Legacy Highway proponents face off with the Sierra Club

    133

    By Jeremy Couch

    The Wasatch Front Regional Council is currently handling chalenges from the Sierra Club on the its air quality conformity plan for the new Legacy Parkway.

    Sierra Club officials contend that the council’s current models for calculating air quality have major flaws.

    The conformity plan was developed to show federal transportation agencies that construction projects will not push emissions past state air quality standards, said Sam Klemm, public affairs officer for the Wasatch Front Regional Council.

    The council has never built a model showing how much pollution will be created by the new projects, said Nina Dougherty, chairwoman of the Utah Chapter of the Sierra Club.

    When the government builds more highways, traffic levels rise, increasing emissions, she said.

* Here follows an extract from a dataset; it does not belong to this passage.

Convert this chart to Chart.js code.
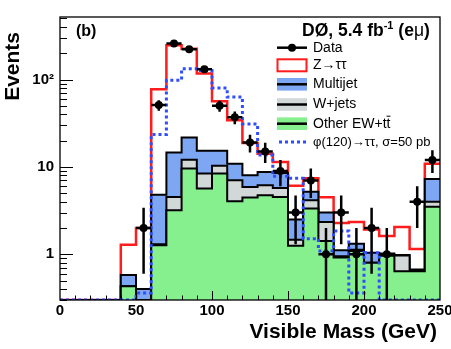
<!DOCTYPE html>
<html>
<head>
<meta charset="utf-8">
<script src="https://cdn.jsdelivr.net/npm/chart.js@4.4.0/dist/chart.umd.min.js"></script>
<style>
  html, body { margin: 0; padding: 0; background: #fff; }
  #wrap { width: 451px; height: 349px; }
</style>
</head>
<body>
<div id="wrap"><canvas id="chart" width="451" height="349"></canvas></div>
<script>
// bin edges of the visible mass histogram (GeV)
const binEdges = [0, 10, 20, 30, 40, 50, 60, 70, 80, 90, 100, 110, 120, 130, 140,
  150, 160, 170, 180, 190, 200, 210, 220, 230, 240, 250];

// observed events per bin and their errors
const dataCounts = [0, 0, 0, 0, 0, 2, 51, 258, 222, 131, 50, 37, 19, 15, 9, 3, 7, 1, 3, 1, 2, 1, 0, 4, 12];
const dataErrors = [0, 0, 0, 0, 0, 1.4, 7.1, 16.1, 14.9, 11.4, 7.1, 6.1, 4.4, 3.9, 3.0, 1.7, 2.6, 1.0, 1.7, 1.0, 1.4, 1.0, 0, 2.0, 3.5];

// background contributions (stacked, bottom to top)
const otherEW = [0, 0, 0, 0, 0.43, 0, 1.27, 3.19, 9.57, 5.65, 8.39, 4.04, 4.46, 4.74, 4.53, 1.25, 3.35, 1.42, 0.92, 1.09, 0.80, 0.96, 0.64, 0.64, 3.5];
const wJets = [0, 0, 0, 0, 0, 0, 0.03, 1.34, 2.53, 2.74, 1.91, 2.99, 1.44, 1.43, 1.22, 0.22, 0.80, 0.93, 0.03, 0.04, 0, 0.02, 0.33, 0.02, 0.5];
const multijet = [0, 0, 0, 0, 0.15, 0.40, 3.52, 10.1, 9.6, 6.9, 5.0, 3.87, 2.13, 2.6, 2.75, 1.03, 1.05, 0.65, 0.16, 0.19, 0.24, 0.04, 0.01, 0.01, 3.3];
const zTauTau = [0, 0, 0, 0, 0.71, 1.60, 72.7, 232, 204, 102, 41.2, 23.3, 10.8, 5.43, 2.9, 3.6, 2.2, 1.5, 1.17, 1.03, 0.88, 0.60, 1.08, 0.48, 3.6];

// signal phi(120) -> tautau, not stacked
const phi120 = [0, 0, 0, 0, 0, 0.36, 23.5, 98, 133, 127, 80, 63, 31, 13.7, 7.8, 7.4, 1.51, 1.09, 1.85, 0.36, 1.04, 0, 0, 0, 0];

// axis ticks
const xTickValues = [0, 50, 100, 150, 200, 250];
const yTickLabels = { 1: "1", 10: "10", 100: "10\u00B2" };

const Y_MIN = 0.3;
const Y_MAX = 520;

const COL_MULTI = "#7ea7f3";
const COL_WJETS = "#d2d8d8";
const COL_OTHER = "#86ef8e";
const COL_Z = "#ff1c1c";
const COL_PHI = "#2f4dff";
const FONT = "'Liberation Sans', Arial, Helvetica, sans-serif";

// somme cumulée pour le stack
function cumulate(...parts) {
  return parts[0].map((_, i) => parts.reduce((s, p) => s + p[i], 0));
}
const cumOther = cumulate(otherEW);
const cumW = cumulate(otherEW, wJets);
const cumMulti = cumulate(otherEW, wJets, multijet);
const cumZ = cumulate(otherEW, wJets, multijet, zTauTau);

// points en escalier (bord gauche de chaque bin + bord final)
function stepPoints(vals) {
  const pts = vals.map((v, i) => ({ x: binEdges[i], y: v > 0 ? v : Y_MIN }));
  pts.push({ x: binEdges[binEdges.length - 1], y: pts[pts.length - 1].y });
  return pts;
}

const dataPoints = [];
dataCounts.forEach((n, i) => {
  if (n > 0) dataPoints.push({ x: (binEdges[i] + binEdges[i + 1]) / 2, y: n });
});

function histDataset(label, vals, line, fillColor, width) {
  return {
    label: label,
    data: stepPoints(vals),
    stepped: "before",
    borderColor: line,
    borderWidth: width,
    backgroundColor: fillColor || "transparent",
    fill: fillColor ? "start" : false,
    pointRadius: 0,
  };
}

// barres d'erreur des données
const errorBars = {
  id: "errorBars",
  afterDatasetsDraw(chart) {
    const { ctx, chartArea: a } = chart;
    const x = chart.scales.x, y = chart.scales.y;
    ctx.save();
    ctx.beginPath();
    ctx.rect(a.left, a.top, a.right - a.left, a.bottom - a.top);
    ctx.clip();
    ctx.strokeStyle = "#000";
    ctx.lineWidth = 2.5;
    dataCounts.forEach((n, i) => {
      if (n <= 0) return;
      const cx = x.getPixelForValue((binEdges[i] + binEdges[i + 1]) / 2);
      const cy = y.getPixelForValue(n);
      const lo = n - dataErrors[i];
      const yLo = lo > 0 ? y.getPixelForValue(lo) : a.bottom;
      const yHi = y.getPixelForValue(n + dataErrors[i]);
      ctx.beginPath();
      ctx.moveTo(cx, yHi);
      ctx.lineTo(cx, yLo);
      ctx.moveTo(x.getPixelForValue(binEdges[i]), cy);
      ctx.lineTo(x.getPixelForValue(binEdges[i + 1]), cy);
      ctx.stroke();
    });
    ctx.restore();
  },
};

// cadre, graduations internes, légende et textes
const rootStyle = {
  id: "rootStyle",
  afterDraw(chart) {
    const { ctx, chartArea: a } = chart;
    const x = chart.scales.x, y = chart.scales.y;
    ctx.save();

    // graduations x
    ctx.strokeStyle = "#000";
    ctx.lineWidth = 1;
    ctx.beginPath();
    for (let v = 10; v < 250; v += 10) {
      const px = Math.round(x.getPixelForValue(v)) + 0.5;
      const len = v % 50 === 0 ? 9 : 4.5;
      ctx.moveTo(px, a.bottom);
      ctx.lineTo(px, a.bottom - len);
    }
    // graduations y (log)
    for (let d = -1; d <= 2; d++) {
      for (let k = 1; k <= 9; k++) {
        const v = k * Math.pow(10, d);
        if (v < Y_MIN - 1e-9 || v > Y_MAX) continue;
        const py = Math.round(y.getPixelForValue(v)) + 0.5;
        const len = k === 1 ? 13 : 7;
        ctx.moveTo(a.left, py);
        ctx.lineTo(a.left + len, py);
      }
    }
    ctx.stroke();

    // cadre
    ctx.lineWidth = 1.3;
    ctx.strokeRect(a.left, a.top, a.right - a.left, a.bottom - a.top);

    // titres des axes
    ctx.fillStyle = "#000";
    ctx.font = "bold 21px " + FONT;
    ctx.textAlign = "right";
    ctx.textBaseline = "alphabetic";
    ctx.fillText("Visible Mass (GeV)", 437, 338);
    ctx.save();
    ctx.translate(18.5, 32);
    ctx.rotate(-Math.PI / 2);
    ctx.font = "bold 21px " + FONT;
    ctx.textAlign = "right";
    ctx.fillText("Events", 0, 0);
    ctx.restore();

    // (b)
    ctx.textAlign = "left";
    ctx.font = "bold 16px " + FONT;
    ctx.fillText("(b)", 76, 36);

    // DØ, 5.4 fb-1 (eμ)
    let tx = 302;
    const base = 35.7;
    const parts = [
      ["DØ, 5.4 fb", "bold 17.5px", 0],
      ["-1", "bold 11px", -7],
      [" (e", "bold 17.5px", 0],
      ["\u03BC", "17.5px", 0],
      [")", "bold 17.5px", 0],
    ];
    parts.forEach(([t, f, dy]) => {
      ctx.font = f + " " + FONT;
      ctx.fillText(t, tx, base + dy);
      tx += ctx.measureText(t).width;
    });

    // légende
    const lx = 277, lw = 30, textX = 313;
    ctx.font = "14px " + FONT;
    ctx.textBaseline = "middle";

    // Data
    let ry = 47.7;
    ctx.lineWidth = 2.5;
    ctx.beginPath();
    ctx.moveTo(lx, ry);
    ctx.lineTo(lx + lw, ry);
    ctx.stroke();
    ctx.beginPath();
    ctx.arc(lx + lw / 2, ry, 4, 0, Math.PI * 2);
    ctx.fill();
    ctx.fillText("Data", textX, ry);

    // Z -> tautau
    ry = 65.3;
    ctx.strokeStyle = COL_Z;
    ctx.lineWidth = 2;
    ctx.strokeRect(lx + 0.5, ry - 6, lw - 1, 12);
    ctx.fillText("Z\u2192\u03C4\u03C4", textX, ry);

    // boîtes remplies
    const boxes = [
      [84.3, COL_MULTI, "Multijet"],
      [104.5, COL_WJETS, "W+jets"],
      [123.7, COL_OTHER, "Other EW+tt"],
    ];
    boxes.forEach(([by, col, label]) => {
      ctx.fillStyle = col;
      ctx.fillRect(lx, by - 6.3, lw, 12.6);
      ctx.strokeStyle = "#000";
      ctx.lineWidth = 2.5;
      ctx.beginPath();
      ctx.moveTo(lx, by);
      ctx.lineTo(lx + lw, by);
      ctx.stroke();
      ctx.fillStyle = "#000";
      ctx.fillText(label, textX, by);
    });
    // barre sur le second t
    const wFull = ctx.measureText("Other EW+tt").width;
    const wT = ctx.measureText("t").width;
    ctx.lineWidth = 1;
    ctx.beginPath();
    ctx.moveTo(textX + wFull - wT, 123.7 - 7.5);
    ctx.lineTo(textX + wFull, 123.7 - 7.5);
    ctx.stroke();

    // phi(120)
    ry = 142;
    ctx.strokeStyle = COL_PHI;
    ctx.lineWidth = 3;
    ctx.setLineDash([3, 3]);
    ctx.beginPath();
    ctx.moveTo(lx + 2, ry);
    ctx.lineTo(lx + lw, ry);
    ctx.stroke();
    ctx.setLineDash([]);
    ctx.font = "13px " + FONT;
    ctx.fillText("\u03C6(120)\u2192\u03C4\u03C4, \u03C3=50 pb", textX, ry);

    ctx.restore();
  },
};

const ctx = document.getElementById("chart").getContext("2d");
const chart = new Chart(ctx, {
  type: "line",
  data: {
    datasets: [
      {
        label: "Data",
        data: dataPoints,
        showLine: false,
        pointRadius: 4,
        pointBackgroundColor: "#000",
        pointBorderColor: "#000",
        pointBorderWidth: 0,
      },
      Object.assign(histDataset("phi(120)", phi120, COL_PHI, null, 3), {
        borderDash: [3, 3],
      }),
      histDataset("Other EW+tt", cumOther, "#000", COL_OTHER, 2),
      histDataset("W+jets", cumW, "#000", COL_WJETS, 2),
      histDataset("Multijet", cumMulti, "#000", COL_MULTI, 2),
      histDataset("Z->tautau", cumZ, COL_Z, null, 2.5),
    ],
  },
  options: {
    responsive: false,
    animation: false,
    devicePixelRatio: 1,
    layout: { padding: { top: 17, right: 11, left: 0, bottom: 0 } },
    plugins: {
      legend: { display: false },
      tooltip: { enabled: false },
    },
    scales: {
      x: {
        type: "linear",
        min: 0,
        max: 250,
        afterBuildTicks(scale) {
          scale.ticks = xTickValues.map((v) => ({ value: v }));
        },
        ticks: {
          autoSkip: false,
          maxRotation: 0,
          padding: 2,
          color: "#000",
          font: { family: FONT, size: 15, weight: "bold" },
        },
        grid: { display: false, drawTicks: false },
        border: { display: false },
        afterFit(scale) {
          scale.height = 49;
          scale.paddingLeft = 0;
          scale.paddingRight = 0;
        },
      },
      y: {
        type: "logarithmic",
        min: Y_MIN,
        max: Y_MAX,
        ticks: {
          autoSkip: false,
          padding: 6,
          color: "#000",
          font: { family: FONT, size: 15, weight: "bold" },
          callback(value) {
            const l = Math.log10(value);
            if (Math.abs(l - Math.round(l)) < 1e-6) {
              return yTickLabels[Math.round(value)] || "";
            }
            return "";
          },
        },
        grid: { display: false, drawTicks: false },
        border: { display: false },
        afterFit(scale) {
          scale.width = 60;
          scale.paddingTop = 0;
          scale.paddingBottom = 0;
        },
      },
    },
  },
  plugins: [errorBars, rootStyle],
});
</script>
</body>
</html>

    The council disagrees with the Sierra Club’s stand, stating that the activists have their facts wrong.

    “We have looked over the disputes that we have received from the from Sierra Club and have taken strong exception to the allegations,” Klemm said.

    He said the council used one of the EPA’s own models in its caculations.

    “We have went by the book and are comfortable by what we are doing and feel that we are on firm ground,” Klemm said.

    If the council does not show that proposed projects will meet air quality standards, future projects, including lane expansions, highway construction and additional mass transit systems, could be halted, he said.

    The project was unanimously approved by a transportation subcommittee and now will go back to the council to be reviewed with recommendations.